» **WRITTEN PROBLEM**:
Print the lines of the listing below verbatim from its first line through the line bearing "var tooltipValue = 0.06;". Any pictures are to be omitted.

» **INFORMATION SHOWN**:
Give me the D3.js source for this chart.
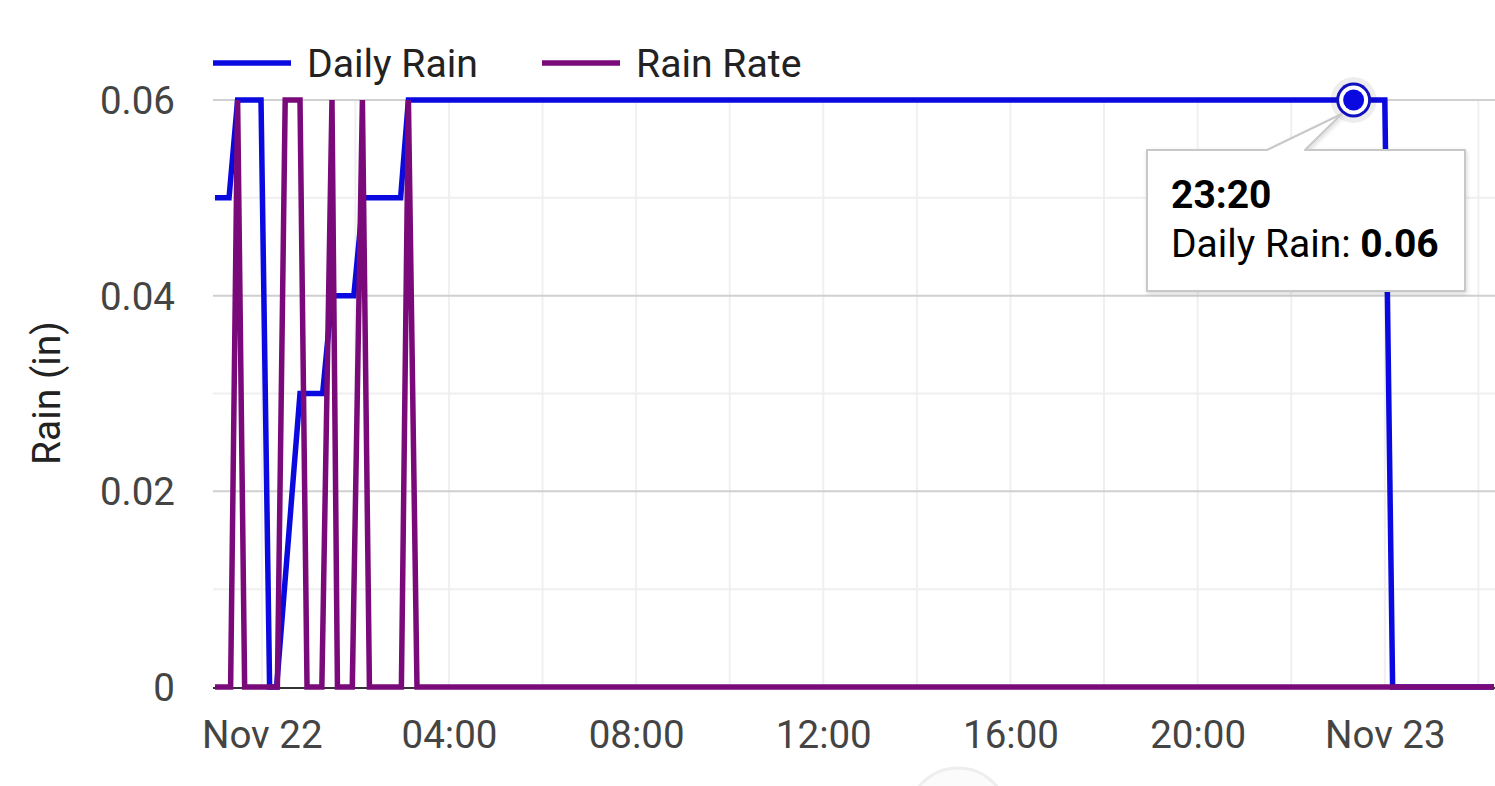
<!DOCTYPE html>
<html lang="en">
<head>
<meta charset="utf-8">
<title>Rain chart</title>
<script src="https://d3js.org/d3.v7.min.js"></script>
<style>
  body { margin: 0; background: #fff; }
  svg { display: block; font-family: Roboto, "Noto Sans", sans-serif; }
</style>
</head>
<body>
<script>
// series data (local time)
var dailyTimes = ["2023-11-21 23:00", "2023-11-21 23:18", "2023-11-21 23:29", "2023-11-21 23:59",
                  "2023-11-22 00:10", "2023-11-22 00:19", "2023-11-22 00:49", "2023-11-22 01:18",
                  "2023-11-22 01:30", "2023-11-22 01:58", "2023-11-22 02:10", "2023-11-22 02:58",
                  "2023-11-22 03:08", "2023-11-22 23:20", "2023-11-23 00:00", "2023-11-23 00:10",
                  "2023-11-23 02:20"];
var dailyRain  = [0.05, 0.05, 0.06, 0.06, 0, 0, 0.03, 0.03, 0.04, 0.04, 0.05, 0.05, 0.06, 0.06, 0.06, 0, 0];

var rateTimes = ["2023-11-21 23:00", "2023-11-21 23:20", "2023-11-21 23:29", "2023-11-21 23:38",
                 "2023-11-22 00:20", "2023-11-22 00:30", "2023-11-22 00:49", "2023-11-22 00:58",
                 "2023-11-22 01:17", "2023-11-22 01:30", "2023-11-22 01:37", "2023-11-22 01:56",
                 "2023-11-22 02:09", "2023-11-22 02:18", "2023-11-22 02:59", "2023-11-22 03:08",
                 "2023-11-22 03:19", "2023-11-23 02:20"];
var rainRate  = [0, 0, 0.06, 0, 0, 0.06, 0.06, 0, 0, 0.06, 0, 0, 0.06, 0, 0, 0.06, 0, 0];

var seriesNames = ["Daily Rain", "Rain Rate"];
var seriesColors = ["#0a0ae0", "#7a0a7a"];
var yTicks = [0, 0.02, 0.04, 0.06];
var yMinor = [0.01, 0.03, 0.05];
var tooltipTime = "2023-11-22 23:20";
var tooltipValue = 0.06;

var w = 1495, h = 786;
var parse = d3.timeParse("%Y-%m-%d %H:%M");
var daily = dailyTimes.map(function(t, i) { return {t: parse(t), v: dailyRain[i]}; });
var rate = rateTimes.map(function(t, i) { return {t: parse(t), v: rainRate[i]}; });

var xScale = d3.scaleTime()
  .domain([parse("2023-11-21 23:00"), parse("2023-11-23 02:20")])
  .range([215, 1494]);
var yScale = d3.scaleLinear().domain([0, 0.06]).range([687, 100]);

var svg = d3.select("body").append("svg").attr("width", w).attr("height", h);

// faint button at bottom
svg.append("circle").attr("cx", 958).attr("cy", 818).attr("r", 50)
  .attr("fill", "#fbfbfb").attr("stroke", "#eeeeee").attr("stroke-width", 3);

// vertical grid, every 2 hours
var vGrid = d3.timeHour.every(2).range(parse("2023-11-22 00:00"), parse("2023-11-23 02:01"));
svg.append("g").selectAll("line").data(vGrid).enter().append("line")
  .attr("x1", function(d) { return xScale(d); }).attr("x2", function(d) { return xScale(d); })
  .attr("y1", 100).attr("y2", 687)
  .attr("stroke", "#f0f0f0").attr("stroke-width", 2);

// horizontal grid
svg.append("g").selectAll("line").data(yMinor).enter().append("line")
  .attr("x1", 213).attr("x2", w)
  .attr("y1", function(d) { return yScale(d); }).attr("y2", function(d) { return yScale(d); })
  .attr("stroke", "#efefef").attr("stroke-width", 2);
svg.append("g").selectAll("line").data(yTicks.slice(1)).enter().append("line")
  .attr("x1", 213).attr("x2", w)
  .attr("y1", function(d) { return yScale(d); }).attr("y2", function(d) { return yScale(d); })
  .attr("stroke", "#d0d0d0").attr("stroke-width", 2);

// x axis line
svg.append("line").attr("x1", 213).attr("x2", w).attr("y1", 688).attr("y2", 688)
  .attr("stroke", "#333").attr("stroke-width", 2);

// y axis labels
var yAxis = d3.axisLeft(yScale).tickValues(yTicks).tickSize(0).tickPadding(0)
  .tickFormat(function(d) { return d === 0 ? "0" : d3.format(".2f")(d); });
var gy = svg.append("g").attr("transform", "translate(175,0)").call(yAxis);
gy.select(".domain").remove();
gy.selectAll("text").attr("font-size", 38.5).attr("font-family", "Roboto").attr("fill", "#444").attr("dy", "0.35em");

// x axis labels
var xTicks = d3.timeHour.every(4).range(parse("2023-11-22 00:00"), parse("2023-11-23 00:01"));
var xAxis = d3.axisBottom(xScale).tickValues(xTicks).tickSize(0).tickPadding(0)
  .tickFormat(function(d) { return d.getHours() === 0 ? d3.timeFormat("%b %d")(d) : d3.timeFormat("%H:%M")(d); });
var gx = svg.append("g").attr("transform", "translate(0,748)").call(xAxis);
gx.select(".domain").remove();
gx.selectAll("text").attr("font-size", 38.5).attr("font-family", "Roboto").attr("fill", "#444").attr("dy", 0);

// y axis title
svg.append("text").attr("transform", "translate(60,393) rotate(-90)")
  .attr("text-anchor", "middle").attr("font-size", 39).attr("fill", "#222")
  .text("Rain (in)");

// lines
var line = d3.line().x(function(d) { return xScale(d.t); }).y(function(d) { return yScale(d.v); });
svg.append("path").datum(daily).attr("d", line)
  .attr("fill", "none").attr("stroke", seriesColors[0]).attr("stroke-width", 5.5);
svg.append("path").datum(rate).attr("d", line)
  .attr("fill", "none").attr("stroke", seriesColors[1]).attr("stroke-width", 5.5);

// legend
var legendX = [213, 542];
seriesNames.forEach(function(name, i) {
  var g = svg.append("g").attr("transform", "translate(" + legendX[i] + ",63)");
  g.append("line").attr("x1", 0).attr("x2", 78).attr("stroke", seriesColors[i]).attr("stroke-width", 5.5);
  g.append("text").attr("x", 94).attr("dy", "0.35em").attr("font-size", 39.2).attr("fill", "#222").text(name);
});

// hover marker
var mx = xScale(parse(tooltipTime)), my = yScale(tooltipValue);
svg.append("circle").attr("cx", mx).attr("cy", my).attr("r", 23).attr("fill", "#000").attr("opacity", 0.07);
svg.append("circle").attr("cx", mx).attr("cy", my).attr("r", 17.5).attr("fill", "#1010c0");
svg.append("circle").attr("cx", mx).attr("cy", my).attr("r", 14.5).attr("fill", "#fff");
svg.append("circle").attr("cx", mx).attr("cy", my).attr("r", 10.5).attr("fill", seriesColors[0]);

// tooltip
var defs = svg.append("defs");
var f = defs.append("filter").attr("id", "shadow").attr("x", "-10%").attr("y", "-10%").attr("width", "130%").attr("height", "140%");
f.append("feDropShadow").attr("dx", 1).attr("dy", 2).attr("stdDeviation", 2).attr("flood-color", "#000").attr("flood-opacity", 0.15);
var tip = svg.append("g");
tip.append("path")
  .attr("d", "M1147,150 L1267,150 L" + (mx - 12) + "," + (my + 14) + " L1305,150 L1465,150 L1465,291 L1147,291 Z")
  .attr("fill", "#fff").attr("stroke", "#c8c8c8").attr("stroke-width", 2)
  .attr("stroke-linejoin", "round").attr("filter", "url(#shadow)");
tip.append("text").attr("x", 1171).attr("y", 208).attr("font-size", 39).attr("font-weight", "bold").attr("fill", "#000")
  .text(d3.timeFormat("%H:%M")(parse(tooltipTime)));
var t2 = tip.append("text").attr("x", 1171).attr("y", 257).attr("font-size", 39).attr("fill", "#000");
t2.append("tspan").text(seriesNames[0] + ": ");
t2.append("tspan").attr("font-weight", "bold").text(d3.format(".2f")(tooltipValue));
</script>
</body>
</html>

» **TASK SOLUTION**:
Give me the D3.js source for this chart.
<!DOCTYPE html>
<html lang="en">
<head>
<meta charset="utf-8">
<title>Rain chart</title>
<script src="https://d3js.org/d3.v7.min.js"></script>
<style>
  body { margin: 0; background: #fff; }
  svg { display: block; font-family: Roboto, "Noto Sans", sans-serif; }
</style>
</head>
<body>
<script>
// series data (local time)
var dailyTimes = ["2023-11-21 23:00", "2023-11-21 23:18", "2023-11-21 23:29", "2023-11-21 23:59",
                  "2023-11-22 00:10", "2023-11-22 00:19", "2023-11-22 00:49", "2023-11-22 01:18",
                  "2023-11-22 01:30", "2023-11-22 01:58", "2023-11-22 02:10", "2023-11-22 02:58",
                  "2023-11-22 03:08", "2023-11-22 23:20", "2023-11-23 00:00", "2023-11-23 00:10",
                  "2023-11-23 02:20"];
var dailyRain  = [0.05, 0.05, 0.06, 0.06, 0, 0, 0.03, 0.03, 0.04, 0.04, 0.05, 0.05, 0.06, 0.06, 0.06, 0, 0];

var rateTimes = ["2023-11-21 23:00", "2023-11-21 23:20", "2023-11-21 23:29", "2023-11-21 23:38",
                 "2023-11-22 00:20", "2023-11-22 00:30", "2023-11-22 00:49", "2023-11-22 00:58",
                 "2023-11-22 01:17", "2023-11-22 01:30", "2023-11-22 01:37", "2023-11-22 01:56",
                 "2023-11-22 02:09", "2023-11-22 02:18", "2023-11-22 02:59", "2023-11-22 03:08",
                 "2023-11-22 03:19", "2023-11-23 02:20"];
var rainRate  = [0, 0, 0.06, 0, 0, 0.06, 0.06, 0, 0, 0.06, 0, 0, 0.06, 0, 0, 0.06, 0, 0];

var seriesNames = ["Daily Rain", "Rain Rate"];
var seriesColors = ["#0a0ae0", "#7a0a7a"];
var yTicks = [0, 0.02, 0.04, 0.06];
var yMinor = [0.01, 0.03, 0.05];
var tooltipTime = "2023-11-22 23:20";
var tooltipValue = 0.06;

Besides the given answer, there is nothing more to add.